● TASK:
Give back a single number, the count of lines containing the word "code".

*** EXTRACTED MATERIAL

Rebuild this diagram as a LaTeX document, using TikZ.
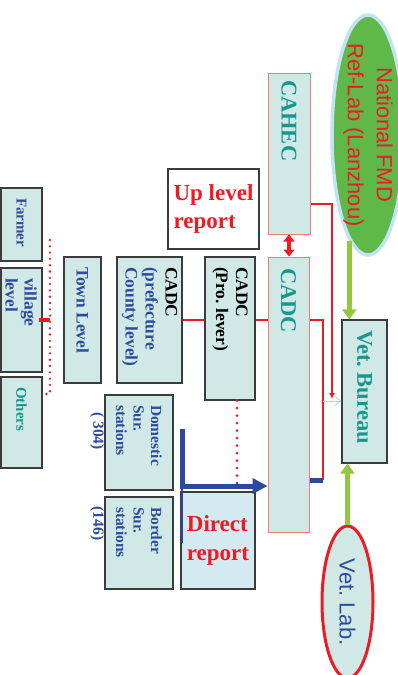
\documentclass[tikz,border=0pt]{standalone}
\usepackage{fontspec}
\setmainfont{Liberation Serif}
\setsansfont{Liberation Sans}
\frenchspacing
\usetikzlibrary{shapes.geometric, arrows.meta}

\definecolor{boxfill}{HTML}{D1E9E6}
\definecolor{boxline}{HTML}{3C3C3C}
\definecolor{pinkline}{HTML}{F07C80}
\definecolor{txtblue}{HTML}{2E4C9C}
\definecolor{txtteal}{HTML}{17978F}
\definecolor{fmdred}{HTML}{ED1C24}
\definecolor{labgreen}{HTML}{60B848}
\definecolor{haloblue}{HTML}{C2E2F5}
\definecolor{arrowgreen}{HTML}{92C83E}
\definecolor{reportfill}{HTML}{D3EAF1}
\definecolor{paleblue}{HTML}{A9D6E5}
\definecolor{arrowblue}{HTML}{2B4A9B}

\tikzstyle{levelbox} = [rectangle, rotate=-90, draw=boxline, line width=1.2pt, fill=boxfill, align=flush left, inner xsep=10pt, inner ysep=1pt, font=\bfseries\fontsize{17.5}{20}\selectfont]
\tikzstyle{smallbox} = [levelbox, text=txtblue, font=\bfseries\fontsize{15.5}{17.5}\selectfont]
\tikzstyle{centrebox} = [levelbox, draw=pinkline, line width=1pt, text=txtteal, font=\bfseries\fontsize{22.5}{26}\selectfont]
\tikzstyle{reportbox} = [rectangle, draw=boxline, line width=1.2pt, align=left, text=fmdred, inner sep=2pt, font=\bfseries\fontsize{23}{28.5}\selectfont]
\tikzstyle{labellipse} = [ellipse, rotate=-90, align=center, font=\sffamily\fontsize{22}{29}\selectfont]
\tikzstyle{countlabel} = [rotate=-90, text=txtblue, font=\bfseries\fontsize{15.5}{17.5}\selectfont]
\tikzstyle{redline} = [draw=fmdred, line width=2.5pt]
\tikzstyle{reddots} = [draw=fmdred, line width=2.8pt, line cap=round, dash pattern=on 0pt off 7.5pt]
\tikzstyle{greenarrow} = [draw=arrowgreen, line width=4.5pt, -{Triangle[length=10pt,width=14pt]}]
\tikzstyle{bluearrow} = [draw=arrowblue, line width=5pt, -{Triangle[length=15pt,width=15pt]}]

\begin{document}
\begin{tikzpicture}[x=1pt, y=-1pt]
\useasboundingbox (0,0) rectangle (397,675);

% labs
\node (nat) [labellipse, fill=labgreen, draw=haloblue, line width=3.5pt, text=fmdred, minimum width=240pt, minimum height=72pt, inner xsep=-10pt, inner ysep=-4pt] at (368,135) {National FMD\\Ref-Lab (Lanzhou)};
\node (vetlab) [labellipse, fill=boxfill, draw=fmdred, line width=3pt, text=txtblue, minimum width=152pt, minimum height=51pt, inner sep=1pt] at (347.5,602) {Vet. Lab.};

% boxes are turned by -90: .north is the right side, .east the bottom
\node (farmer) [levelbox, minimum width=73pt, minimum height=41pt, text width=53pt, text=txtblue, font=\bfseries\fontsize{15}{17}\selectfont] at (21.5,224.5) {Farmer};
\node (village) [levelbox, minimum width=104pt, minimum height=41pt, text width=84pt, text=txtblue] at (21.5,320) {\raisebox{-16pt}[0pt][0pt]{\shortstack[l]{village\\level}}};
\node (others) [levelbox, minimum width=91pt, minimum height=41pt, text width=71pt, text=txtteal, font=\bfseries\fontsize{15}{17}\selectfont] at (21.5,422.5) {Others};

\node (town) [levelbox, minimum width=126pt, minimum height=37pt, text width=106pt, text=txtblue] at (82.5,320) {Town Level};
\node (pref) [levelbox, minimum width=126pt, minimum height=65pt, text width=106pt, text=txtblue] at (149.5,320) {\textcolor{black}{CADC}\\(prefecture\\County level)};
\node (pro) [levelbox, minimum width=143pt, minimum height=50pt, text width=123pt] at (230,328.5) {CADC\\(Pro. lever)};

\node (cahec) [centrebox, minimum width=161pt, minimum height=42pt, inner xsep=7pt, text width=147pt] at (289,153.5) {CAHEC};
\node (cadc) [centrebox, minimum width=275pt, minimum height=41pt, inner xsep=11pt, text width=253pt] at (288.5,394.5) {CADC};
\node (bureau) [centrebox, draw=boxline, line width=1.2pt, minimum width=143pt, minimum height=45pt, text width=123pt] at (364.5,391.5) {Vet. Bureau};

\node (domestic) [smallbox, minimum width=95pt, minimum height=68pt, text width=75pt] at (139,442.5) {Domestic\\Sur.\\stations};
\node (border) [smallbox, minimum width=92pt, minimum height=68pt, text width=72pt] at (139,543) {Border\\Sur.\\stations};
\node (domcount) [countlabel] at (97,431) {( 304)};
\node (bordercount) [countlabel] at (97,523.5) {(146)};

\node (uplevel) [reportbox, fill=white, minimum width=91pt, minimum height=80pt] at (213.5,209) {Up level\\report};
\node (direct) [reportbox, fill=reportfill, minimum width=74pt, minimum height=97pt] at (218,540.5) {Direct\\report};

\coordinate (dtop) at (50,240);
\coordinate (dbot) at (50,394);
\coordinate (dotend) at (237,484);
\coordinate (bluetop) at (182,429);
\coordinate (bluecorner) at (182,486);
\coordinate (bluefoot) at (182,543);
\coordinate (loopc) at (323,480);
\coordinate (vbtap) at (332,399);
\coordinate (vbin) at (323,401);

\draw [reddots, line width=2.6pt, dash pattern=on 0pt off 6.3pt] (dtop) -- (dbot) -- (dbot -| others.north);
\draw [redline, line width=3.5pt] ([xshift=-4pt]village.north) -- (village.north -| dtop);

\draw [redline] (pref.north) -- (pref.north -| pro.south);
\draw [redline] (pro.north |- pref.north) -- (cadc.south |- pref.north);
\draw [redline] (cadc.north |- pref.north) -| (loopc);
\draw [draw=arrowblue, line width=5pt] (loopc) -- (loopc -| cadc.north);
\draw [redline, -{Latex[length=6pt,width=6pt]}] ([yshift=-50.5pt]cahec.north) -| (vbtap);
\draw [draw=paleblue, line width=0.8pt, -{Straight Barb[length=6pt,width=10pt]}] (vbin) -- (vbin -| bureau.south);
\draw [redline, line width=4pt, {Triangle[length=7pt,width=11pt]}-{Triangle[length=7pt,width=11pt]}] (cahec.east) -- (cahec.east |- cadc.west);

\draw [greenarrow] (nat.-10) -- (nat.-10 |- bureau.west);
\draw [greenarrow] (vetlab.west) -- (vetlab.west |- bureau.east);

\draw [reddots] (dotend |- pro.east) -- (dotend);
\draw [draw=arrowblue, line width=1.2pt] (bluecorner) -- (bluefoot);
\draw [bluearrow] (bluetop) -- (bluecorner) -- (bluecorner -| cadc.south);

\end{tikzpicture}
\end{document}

******
*** EXTRACTED MATERIAL

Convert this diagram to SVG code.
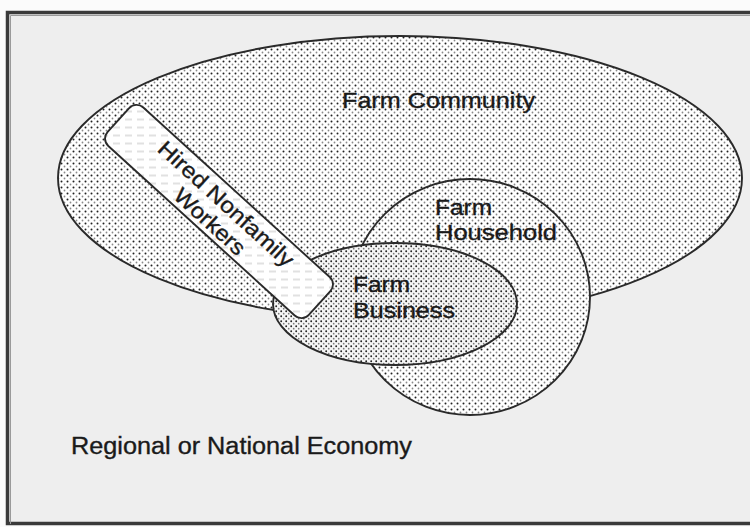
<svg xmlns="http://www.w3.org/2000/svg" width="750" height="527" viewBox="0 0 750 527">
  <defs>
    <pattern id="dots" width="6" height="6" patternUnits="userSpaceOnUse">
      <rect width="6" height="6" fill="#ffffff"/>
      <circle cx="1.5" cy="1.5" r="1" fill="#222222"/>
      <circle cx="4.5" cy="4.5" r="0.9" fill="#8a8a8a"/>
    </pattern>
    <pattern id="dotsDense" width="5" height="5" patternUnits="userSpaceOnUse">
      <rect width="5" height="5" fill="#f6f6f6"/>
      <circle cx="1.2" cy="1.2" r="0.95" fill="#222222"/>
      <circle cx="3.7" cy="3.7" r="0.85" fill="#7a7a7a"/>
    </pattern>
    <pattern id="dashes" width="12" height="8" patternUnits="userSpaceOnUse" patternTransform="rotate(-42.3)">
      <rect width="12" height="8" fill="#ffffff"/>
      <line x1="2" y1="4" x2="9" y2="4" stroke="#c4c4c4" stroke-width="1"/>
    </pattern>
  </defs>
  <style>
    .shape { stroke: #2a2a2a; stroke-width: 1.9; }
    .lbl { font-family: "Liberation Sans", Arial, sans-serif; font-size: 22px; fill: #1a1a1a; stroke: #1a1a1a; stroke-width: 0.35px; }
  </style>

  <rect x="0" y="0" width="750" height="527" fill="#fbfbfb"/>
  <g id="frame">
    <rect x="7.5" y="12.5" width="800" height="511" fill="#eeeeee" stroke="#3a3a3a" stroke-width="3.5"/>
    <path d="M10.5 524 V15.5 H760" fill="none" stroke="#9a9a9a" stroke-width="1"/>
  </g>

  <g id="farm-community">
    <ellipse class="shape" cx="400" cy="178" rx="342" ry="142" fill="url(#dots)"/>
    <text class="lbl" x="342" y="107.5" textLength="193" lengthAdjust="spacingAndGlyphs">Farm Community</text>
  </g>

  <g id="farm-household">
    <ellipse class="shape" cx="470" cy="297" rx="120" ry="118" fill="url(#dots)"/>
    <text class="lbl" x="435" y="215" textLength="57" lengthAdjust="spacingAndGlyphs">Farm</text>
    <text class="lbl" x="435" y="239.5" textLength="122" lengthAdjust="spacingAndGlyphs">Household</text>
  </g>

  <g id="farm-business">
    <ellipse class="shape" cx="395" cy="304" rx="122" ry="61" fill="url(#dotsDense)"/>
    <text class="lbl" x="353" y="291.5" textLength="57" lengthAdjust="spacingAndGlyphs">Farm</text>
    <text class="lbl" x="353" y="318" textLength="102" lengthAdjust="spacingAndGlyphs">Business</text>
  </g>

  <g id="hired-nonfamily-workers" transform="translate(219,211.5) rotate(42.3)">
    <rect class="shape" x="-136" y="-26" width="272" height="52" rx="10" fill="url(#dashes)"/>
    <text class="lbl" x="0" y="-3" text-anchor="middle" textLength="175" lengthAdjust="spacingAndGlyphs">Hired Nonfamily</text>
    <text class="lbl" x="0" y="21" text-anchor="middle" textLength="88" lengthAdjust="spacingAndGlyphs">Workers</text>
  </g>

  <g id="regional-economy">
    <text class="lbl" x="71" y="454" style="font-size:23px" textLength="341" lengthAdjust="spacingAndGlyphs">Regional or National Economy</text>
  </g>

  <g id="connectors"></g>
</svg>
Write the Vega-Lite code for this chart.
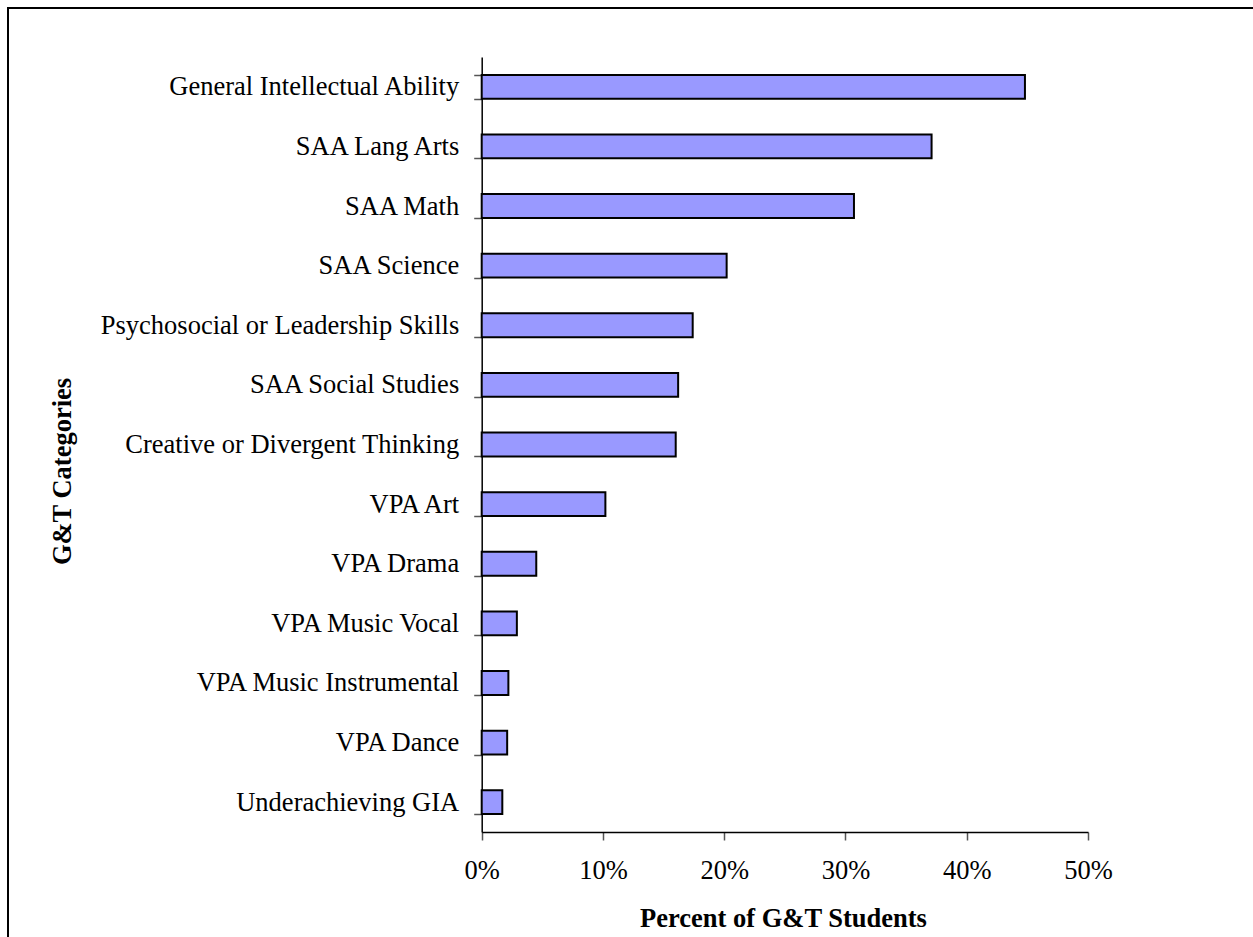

******

● COMPLETED EXERCISE:
2